Halen cezaevinde HDP Eşbaşkanları Selahattin Demirtaş ile Figen Yüksekdağ dâhil 9 HDP’li milletvekili, CHP’li vekil Enis Berberoğlu, tümü DBP’li 68 Belediye eş başkanı, 100’ü aşkın belediye meclis üyesi ve her kesimden binlerce Kürt, Türk ve diğer halklardan siyasetçi var.

Bir tek siyasetçiler mi?

Gazeteciler, akademisyenler, eğitimciler, öğrenciler, sağlıkçılar kısaca toplumun her kesiminden insanlar cezaevine atılmış. Ülkenin kapalı hapishaneleri kapasitesinin çok üstünde tutuklu ile dolu iken ülkenin tamamı da açık bir hapishaneye dönüştürülmüş.Tüm bunlar, OHAL yasalarına dayandırılıyor.

Her ne yaparsan karşında OHAL var. Öyle görünüyor ki Erdoğan hükümeti OHAL’i kısa zamanda da kaldırmayacak. OHAL’in kalkması elindeki birçok olanağı alır. Şimdi hedefi, ‘Cumhurbaşkanlığı Hükümet Sistemi’ adı verilen Başkanlık Rejimi’ne yasaları uyarlarken OHAL’i kalıcı hale getirecek düzenlemeler yapmak.

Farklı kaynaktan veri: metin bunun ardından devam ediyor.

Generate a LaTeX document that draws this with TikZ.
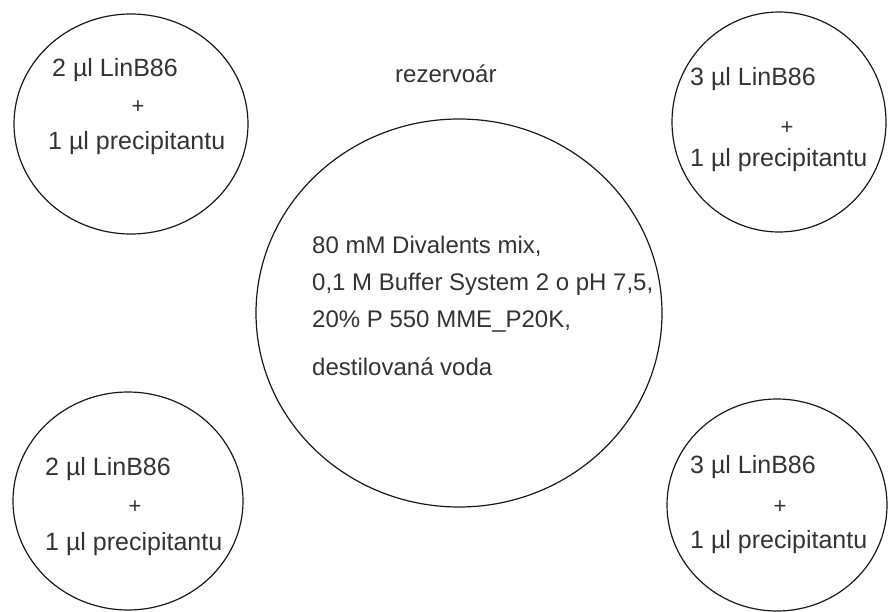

Bahçeli buna dünden razı. Erdoğan solculara, Kürtlere, muhaliflere, emekçilere baskıyı artırdıkça ondan sonsuz destek alacak. 16 Nisan’da yapılan hileli referandumla kabul edilen Anayasa’ya uyum yasaları yapılırken Erdoğan bu desteği sonuna kadar kullanacak.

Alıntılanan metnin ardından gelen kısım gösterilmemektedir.